For non-union employees, the situation is more complex. In 2000, the NLRB extended Weingarten-like rights to non-union workers (IBM Corp.), but the Board reversed that ruling in 2004 (IBM Corp., 341 NLRB 1288). As of 2025, non-union private sector employees in most U.S. states have no federal right to a support person during investigatory interviews, though some state laws and company policies provide this right independently.
What Employers Can and Cannot Do
| Employer Action | Permitted? | Notes |
|---|---|---|
| Require you to participate in an investigation interview | Generally yes, for at-will employees | Refusal can be treated as insubordination; cooperate unless advised otherwise by an attorney |
| Require confidentiality — not discussing the investigation with coworkers | Limited | Blanket confidentiality orders violate Section 7 NLRA rights; employer must show legitimate need case by case |
| Place you on administrative leave during investigation | Yes, if with pay | Paid administrative leave is generally permissible; unpaid leave pending investigation without a defined process can trigger legal claims |
| Discipline or terminate you based on unsubstantiated allegations | Depends on state and contract | At-will states give wide latitude; unionized employees require just cause; wrongful termination claims possible if protected class involved |
| Retaliate against you for filing a complaint or cooperating in a protected activity investigation | No | Retaliation is prohibited under Title VII, NLRA, and most state analogs; document everything |
Protections Against Retaliation
Retaliation protection is one of the most powerful — and most frequently triggered — legal shields available to employees. Federal law prohibits retaliation against employees who:
- Filed a complaint with or cooperated with the EEOC or NLRB
- Reported potential violations of wage and hour laws to the Department of Labor
- Participated in an OSHA safety complaint or investigation
- Reported potential securities law violations to the SEC (Dodd-Frank whistleblower protections apply here)
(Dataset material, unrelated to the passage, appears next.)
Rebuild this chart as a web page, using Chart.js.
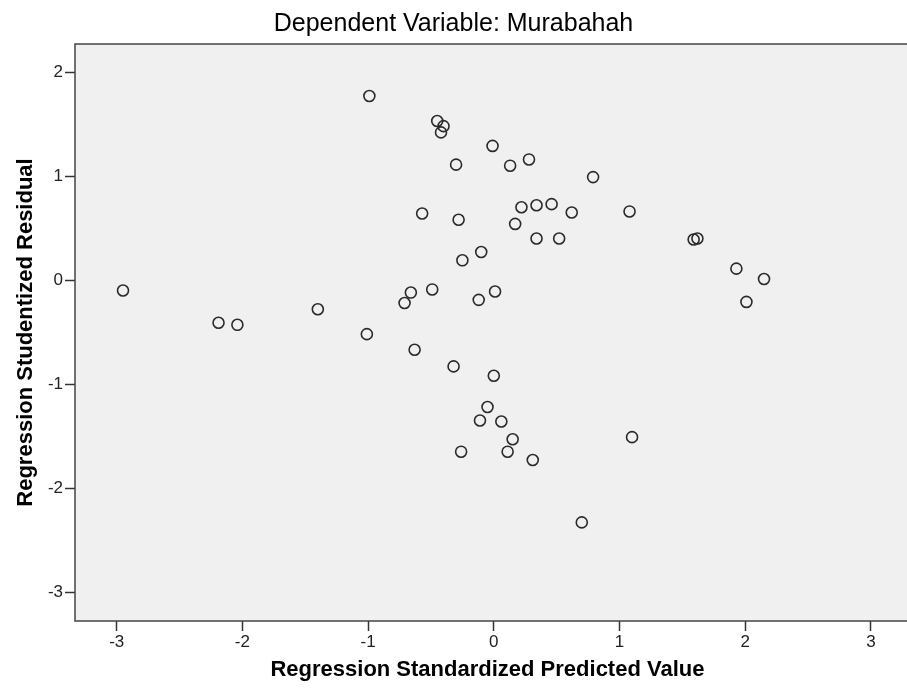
<!DOCTYPE html>
<html>
<head>
<meta charset="utf-8">
<script src="https://cdn.jsdelivr.net/npm/chart.js@4/dist/chart.umd.min.js"></script>
<style>
  html, body { margin: 0; padding: 0; background: #fff; overflow: hidden; }
  #wrap { width: 907px; height: 691px; }
</style>
</head>
<body>
<div id="wrap"><canvas id="resid" width="907" height="691"></canvas></div>
<script>
// standardized predicted value (x) and studentized residual (y)
const predicted = [
  -2.95, -2.19, -2.04, -1.40, -1.01, -0.99, -0.71, -0.66, -0.63, -0.57,
  -0.49, -0.45, -0.40, -0.42, -0.32, -0.30, -0.28, -0.26, -0.25, -0.12,
  -0.11, -0.10, -0.05, -0.01, 0.00, 0.01, 0.06, 0.11, 0.13, 0.15,
  0.17, 0.22, 0.28, 0.31, 0.34, 0.34, 0.46, 0.52, 0.62, 0.70,
  0.79, 1.08, 1.10, 1.59, 1.62, 1.93, 2.01, 2.15
]
const residual = [
  -0.10, -0.41, -0.43, -0.28, -0.52, 1.77, -0.22, -0.12, -0.67, 0.64,
  -0.09, 1.53, 1.48, 1.42, -0.83, 1.11, 0.58, -1.65, 0.19, -0.19,
  -1.35, 0.27, -1.22, 1.29, -0.92, -0.11, -1.36, -1.65, 1.10, -1.53,
  0.54, 0.70, 1.16, -1.73, 0.72, 0.40, 0.73, 0.40, 0.65, -2.33,
  0.99, 0.66, -1.51, 0.39, 0.40, 0.11, -0.21, 0.01
]
const xTicks = [-3, -2, -1, 0, 1, 2, 3]
const yTicks = [-3, -2, -1, 0, 1, 2]

const points = predicted.map((x, i) => ({ x, y: residual[i] }))

// grey plot panel; frame on left, top and bottom only, the panel runs off the right edge
const panel = {
  id: 'panel',
  beforeDatasetsDraw(chart) {
    const { ctx, chartArea: a } = chart
    const right = chart.width
    ctx.save()
    ctx.fillStyle = '#f0f0f0'
    ctx.fillRect(a.left, a.top, right - a.left, a.bottom - a.top)
    ctx.strokeStyle = '#444'
    ctx.lineWidth = 1.5
    ctx.beginPath()
    ctx.moveTo(right, a.top)
    ctx.lineTo(a.left, a.top)
    ctx.lineTo(a.left, a.bottom)
    ctx.lineTo(right, a.bottom)
    ctx.stroke()
    ctx.restore()
  },
}

const tickFont = { family: 'Liberation Sans, Arial, sans-serif', size: 17 }
const titleFont = { family: 'Liberation Sans, Arial, sans-serif', size: 22, weight: 'bold' }

new Chart(document.getElementById('resid'), {
  type: 'scatter',
  data: {
    datasets: [{
      data: points,
      pointStyle: 'circle',
      pointRadius: 5.5,
      pointHoverRadius: 5.5,
      borderColor: '#2a2a2a',
      borderWidth: 1.6,
      backgroundColor: 'rgba(0,0,0,0)',
    }],
  },
  options: {
    responsive: false,
    animation: false,
    layout: { padding: 0 },
    plugins: {
      legend: { display: false },
      tooltip: { enabled: false },
      title: {
        display: true,
        text: 'Dependent Variable: Murabahah',
        color: '#000',
        font: { family: 'Liberation Sans, Arial, sans-serif', size: 25, weight: 'normal' },
        padding: { top: 9, bottom: 5 },
      },
    },
    scales: {
      x: {
        type: 'linear',
        min: -3.332,
        max: 3.231,
        afterBuildTicks: s => { s.ticks = xTicks.map(v => ({ value: v })) },
        afterFit: s => { s.height = 70 },
        grid: { drawOnChartArea: false, tickLength: 10, tickColor: '#333', tickWidth: 1.5 },
        border: { display: false },
        ticks: { color: '#222', font: tickFont, padding: 1, maxRotation: 0 },
        title: {
          display: true,
          text: 'Regression Standardized Predicted Value',
          color: '#000',
          font: titleFont,
          padding: { top: 0, bottom: 8 },
        },
      },
      y: {
        type: 'linear',
        min: -3.278,
        max: 2.27,
        afterBuildTicks: s => { s.ticks = yTicks.map(v => ({ value: v })) },
        afterFit: s => { s.width = 75 },
        grid: { drawOnChartArea: false, tickLength: 10, tickColor: '#333', tickWidth: 1.5 },
        border: { display: false },
        ticks: { color: '#222', font: tickFont, padding: 2 },
        title: {
          display: true,
          text: 'Regression Studentized Residual',
          color: '#000',
          font: titleFont,
          padding: { top: 13, bottom: 0 },
        },
      },
    },
  },
  plugins: [panel],
})
</script>
</body>
</html>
- Reported potential fraud against the federal government (False Claims Act qui tam provisions)
Retaliation need not be a termination to be actionable. Reduced hours, reassignment to less desirable duties, exclusion from meetings, or hostile treatment following protected activity can all constitute retaliation. The EEOC's 2023 enforcement data showed that retaliation claims constituted 55.8% of all charges filed — by far the most common allegation in federal employment discrimination law.
What You Should — and Should Not — Do
The decisions employees make in the hours and days after learning they are under investigation often have the most significant impact on the outcome. Common mistakes include:
- Talking to coworkers about the investigation: This can be treated as witness tampering or intimidation, regardless of your intent. Say nothing to anyone at work about the matter until it is resolved.
- Accessing or deleting files: Any attempt to access, modify, copy, or delete electronic records after you learn of an investigation can constitute evidence spoliation — a serious independent violation that can result in termination and potential criminal liability in some circumstances.
- Providing inconsistent statements: Factual inconsistency, even innocent, is treated as evidence of deception. If you are uncertain of a fact, say so explicitly: "I am not certain, but I believe..."
What you should do instead:
- Document your version of relevant events in a personal journal or private email — this creates a contemporaneous record with timestamps
- Save any relevant communications (emails, Slack messages, texts) to a personal device or account if your employer's policy permits; verify this before doing so
- Request a copy of the company's investigation policy from the employee handbook
- Consult an employment attorney confidentially before your first interview if you have reason to believe termination or significant discipline is possible
When to Consult an Attorney
| Situation | Urgency of Legal Consultation |
|---|---|
| You are accused of harassment, discrimination, or financial misconduct | High — before your first interview |
| You are a whistleblower and are now under investigation | High — potential retaliation claim in progress |
| You have been terminated following the investigation | High — statute of limitations (often 180 to 300 days for EEOC) begins running at termination |
| You are being asked to sign a statement or settlement agreement | High — sign nothing without independent legal review |
| You are a witness, not the subject | Moderate — still worthwhile if you have concerns about exposure |
Many employment attorneys offer free 30-minute consultations. The cost of a one-hour paid consultation before an investigation interview is almost always worth it given the stakes involved.
This article is for informational purposes only and does not constitute legal advice.